Professor Tomany says: "It seems appropriate that the founding text of modern English regionalism should be written by a man from County Durham.
"In an undemonstrative way, Fawcett maintained a deep feeling for his Northern roots, which, despite his reputation for studied detachment, was revealed in glimpses of his writings about what he called his 'homeland'.
"Fawcett's approach to the subject was avowedly influenced by his Northern outlook. In describing his English provinces, the treatment of North England is dealt with first and at greater length than any other provinces, partly because the writer is himself a North countryman.
"His understanding of the provincial character of England appears heavily influenced by his firmly-held view that the North-East was a region with its own identity."
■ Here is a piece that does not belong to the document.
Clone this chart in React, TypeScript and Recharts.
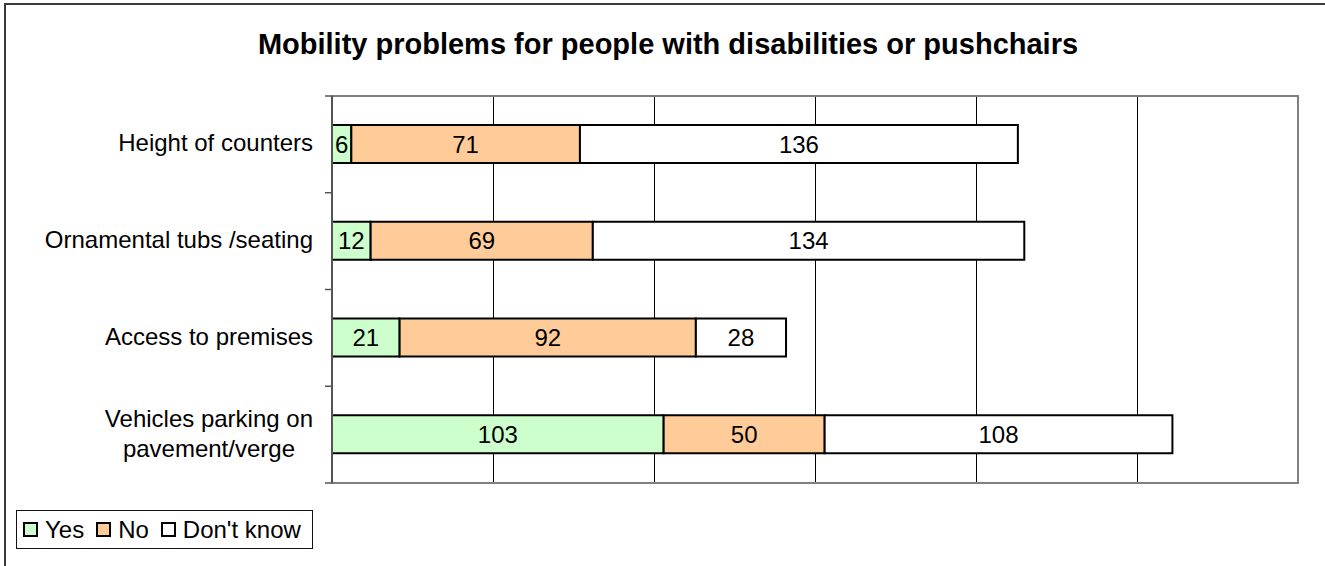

Prof Fawcett pointed to the region's joint history, how its feudal kingdoms were once part of the strong Northumbrian kingdom between the Humber and the Forth, and how it forged a renewed sense of unity as the Industrial Revolution transformed its landscape and economy in the 19th century.
As the region prepares to vote, and the pro and anti lobbies put forward their cases, Prof Tomaney believes the farmer's son from south Durham deserves to be acknowledged for highlighting the debate more than 80 years ago. "Fawcett was ahead of his time," he says. "His contribution to the debate about English regionalism is testament to the longevity of the issue in the North-East and to the consistent character of the themes it has addressed."
Like many visionaries, Prof Fawcett did not live to see his ideas turned into reality. He died in 1952 in his 70th year. In October 2004, that reality might just arrive.